Maps are useful for establishing the boundaries of a common and for charting some aspects of the changing face of common land.  We suggest that you seek out and consult the following categories of cartographic evidence:

Maps accompanying Commons Registers. These maps, prepared under the requirements of the Commons Registration Act 1965, are the definitive maps showing the boundaries of the CL units.  They are held with the registers by the Commons Registration Officer for each county.
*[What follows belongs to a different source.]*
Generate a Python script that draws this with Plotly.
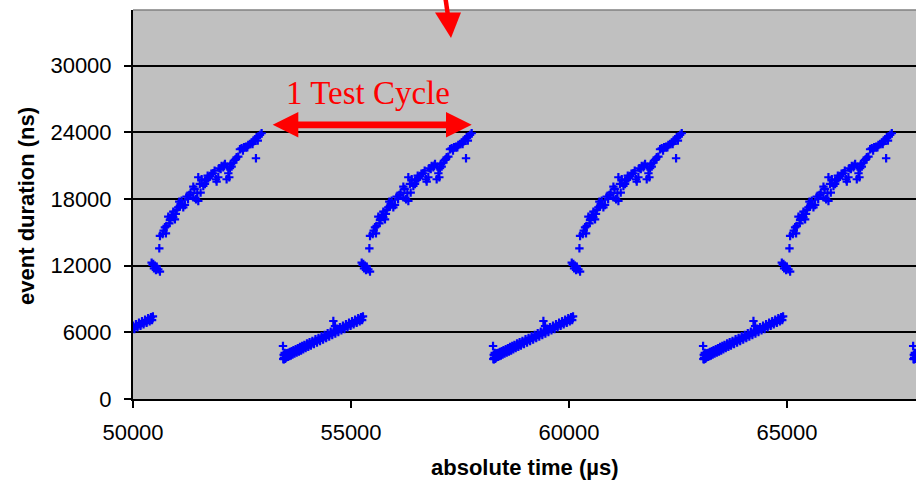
import plotly.graph_objects as go

# ---- data -------------------------------------------------------------
# Start time of each test cycle (µs)
cycle_start_us = [48622, 53440, 58258, 63076, 67894]

# Event pattern inside one test cycle: time since cycle start (µs) and event duration (ns)
offset_us = [
    0, 8, 15, 20, 22, 30, 38, 45, 50, 55, 65, 75, 85, 100, 115, 130, 145, 160, 180, 200,
    220, 240, 265, 290, 315, 340, 365, 390, 415, 440, 465, 490, 520, 550, 580, 610,
    640, 675, 710, 745, 780, 815, 850, 885, 920, 955, 990, 1025, 1060, 1095, 1130,
    1155, 1165, 1193, 1200, 1235, 1270, 1305, 1340, 1375, 1410, 1445, 1480, 1515,
    1550, 1585, 1620, 1655, 1690, 1725, 1760, 1790, 1815, 1835,
    1805, 1828, 1843, 1858, 1881, 1904, 1920, 1958, 1996, 1981,
    1996, 2057, 2110, 2133, 2149, 2187, 2210, 2225, 2263, 2302, 2302, 2340, 2378,
    2416, 2439, 2455, 2493, 2493, 2531, 2569, 2608, 2669, 2699, 2761, 2761, 2822,
    2852, 2875, 2875, 2929, 2952, 2990, 3028, 3028, 3066, 3105, 3143, 3181, 3219,
    3281, 3296, 3334, 3357, 3411, 3449, 3487, 3525, 3541, 3564, 3586, 3602, 3640,
    3678, 3716, 3755, 3793, 3831, 3869, 3923, 3969, 4022, 4060, 4099, 4137, 4175,
    4198, 4213, 4252, 4290, 4328,
    2080, 2240, 2360, 2470, 2640, 2790, 2910, 3090, 3250, 3390, 3470, 3620, 3740,
    3900, 4000, 4120, 4240,
]
duration_ns = [
    4770, 3600, 3980, 3580, 3700, 3950, 4150, 3680, 3620, 3980, 3720, 4100, 3780, 4120, 3800, 4170, 3860, 4230, 3920, 4310,
    4000, 4380, 4080, 4480, 4180, 4580, 4280, 4680, 4370, 4780, 4470, 4870, 4580, 4990, 4690, 5100,
    4810, 5230, 4950, 5370, 5080, 5500, 5220, 5640, 5350, 5770, 5490, 5910, 5630, 6050, 5760,
    7020, 6180, 6570, 5900, 6320, 6030, 6450, 6170, 6590, 6300, 6720, 6440, 6860,
    6580, 7000, 6710, 7130, 6850, 7270, 6990, 7350, 7100, 7430,
    12270, 12060, 12150, 11760, 11970, 11610, 11910, 11670, 11460, 13560,
    14670, 14850, 15450, 14910, 15570, 16410, 15810, 16110, 16560, 16350, 16860, 16170, 17010,
    17250, 17760, 17370, 17610, 17850, 17250, 17460, 18210, 18360, 18570, 18150, 19110, 17970,
    18510, 17820, 19950, 18570, 19770, 19170, 19350, 19650, 19710, 19860, 20070, 20250, 20310,
    19770, 19560, 19950, 20760, 20970, 20850, 21150, 19770, 20910, 20310, 19950, 20760, 20910,
    21270, 21510, 21750, 21810, 22470, 22560, 22650, 22710, 22860, 22950, 23070, 23160, 23370,
    21660, 23550, 23610, 23760, 23910,
    15150, 16200, 16650, 17550, 18000, 18900, 19350, 20100, 20550, 20700, 21000, 21150, 21600,
    22350, 22650, 22950, 23250,
]

x_tick_vals = [50000, 55000, 60000, 65000]
x_tick_text = ["50000", "55000", "60000", "65000"]
y_tick_vals = [0, 6000, 12000, 18000, 24000, 30000]
y_tick_text = ["0", "6000", "12000", "18000", "24000", "30000"]

# absolute event times for every cycle
abs_time_us = [s + o for s in cycle_start_us for o in offset_us]
event_ns = duration_ns * len(cycle_start_us)

# ---- figure -------------------------------------------------------------
W, H = 916, 482
ML, MR, MT, MB = 133, 0, 10, 83
PW, PH = W - ML - MR, H - MT - MB


def px(xp):
    return (xp - ML) / PW


def py(yp):
    return (MT + PH - yp) / PH


RED = "#FF0000"

fig = go.Figure(
    go.Scatter(
        x=abs_time_us,
        y=event_ns,
        mode="markers",
        marker=dict(symbol="cross-thin", size=6, color="#0000FF",
                    line=dict(width=2.2, color="#0000FF")),
        hoverinfo="skip",
    )
)

axis_font = dict(family="Liberation Sans, Arial, sans-serif", size=22, color="black")

fig.update_xaxes(
    range=[50000, 67959],
    tickvals=x_tick_vals, ticktext=x_tick_text,
    ticks="outside", ticklen=7, tickwidth=2, tickcolor="black",
    showline=True, linewidth=2, linecolor="black",
    showgrid=False, zeroline=False,
    tickfont=axis_font, ticklabelstandoff=6,
)
fig.update_yaxes(
    range=[0, 35000],
    tickvals=y_tick_vals, ticktext=y_tick_text,
    ticks="outside", ticklen=7, tickwidth=2, tickcolor="black",
    showline=True, linewidth=2, linecolor="black",
    showgrid=True, gridcolor="black", gridwidth=2,
    zeroline=False,
    tickfont=axis_font, ticklabelstandoff=8,
)

shapes = [
    # plot-area top border
    dict(type="line", xref="paper", yref="paper", x0=0, x1=1, y0=1, y1=1,
         line=dict(color="#808080", width=1.5), layer="above"),
    # downward arrow at the top
    dict(type="line", xref="paper", yref="paper",
         x0=px(445), y0=py(-5), x1=px(448), y1=py(16),
         line=dict(color=RED, width=4.5), layer="above"),
    dict(type="path", xref="paper", yref="paper",
         path=f"M {px(435)} {py(12.5)} L {px(461)} {py(12.5)} L {px(451)} {py(38)} Z",
         fillcolor=RED, line=dict(width=0), layer="above"),
    # double-headed "test cycle" arrow
    dict(type="rect", xref="paper", yref="paper",
         x0=px(296), x1=px(448), y0=py(121.5), y1=py(128.3),
         fillcolor=RED, line=dict(width=0), layer="above"),
    dict(type="path", xref="paper", yref="paper",
         path=f"M {px(272.7)} {py(124.8)} L {px(298.3)} {py(112)} L {px(298.3)} {py(137.5)} Z",
         fillcolor=RED, line=dict(width=0), layer="above"),
    dict(type="path", xref="paper", yref="paper",
         path=f"M {px(471.7)} {py(124.8)} L {px(446)} {py(112)} L {px(446)} {py(137.5)} Z",
         fillcolor=RED, line=dict(width=0), layer="above"),
]

annotations = [
    dict(text="1 Test Cycle", xref="paper", yref="paper",
         x=px(367.5), y=py(93.2), xanchor="center", yanchor="middle",
         showarrow=False,
         font=dict(family="Liberation Serif, Times New Roman, serif", size=33, color=RED)),
    dict(text="<b>event duration (ns)</b>", xref="paper", yref="paper",
         x=px(26.4), y=py(205.5), xanchor="center", yanchor="middle",
         textangle=-90, showarrow=False, font=axis_font),
    dict(text="<b>absolute time (µs)</b>", xref="paper", yref="paper",
         x=px(524.5), y=py(467), xanchor="center", yanchor="middle",
         showarrow=False, font=axis_font),
]

fig.update_layout(
    width=W, height=H,
    margin=dict(l=ML, r=MR, t=MT, b=MB, pad=0),
    paper_bgcolor="white",
    plot_bgcolor="#C0C0C0",
    showlegend=False,
    shapes=shapes,
    annotations=annotations,
)

fig.write_html("out.html", config={"displayModeBar": False})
Ordnance Survey Six-Inch (1:10,560) maps.  In most counties, the first edition of these maps were surveyed and published in the mid-/later decades of the 19th century and subsequent revisions provide a series of later editions across the 20th century.  Detailed comparison of successive editions of the Ordnance Survey Six-Inch maps can allow you to chart some changes to ‘infrastructure’ on common land, such as the construction of roads and new sheepfolds.  The first edition of the series is available online on the British History Online website (http://www.british-history.ac.uk/map.aspx?pubid=270); good collections of later editions are often held by county record offices and local studies libraries.

Maps and plans showing management units (sheepwalks, heafs, for example) on a common.  These will only exist for some commons but, where they do, can shed important light on past use and management of common land.  They are most likely to survive in private hands or in estate collections or solicitors’ papers in connection with disputes.

7. Images

In the course of your research, you might find historic photographs, sketches, or paintings of your common, in private hands, or perhaps in local archives, which could shed valuable evidence on how the face of a common has changed.  These images might show historic features or activities (e.g. shepherds’ meets, sports, fairs etc) or may relate to specific events (e.g. an archived newspaper article).

You may like to take photographs of the common as it is today in order to illustrate your research.  In particular, you might wish to take photographs of the general topography and key features such as historic or archaeological structures, sheepfolds, lime kilns, way-markers etc.  If you also have historic photographs, you could attempt to produce a ‘then and now’ comparison.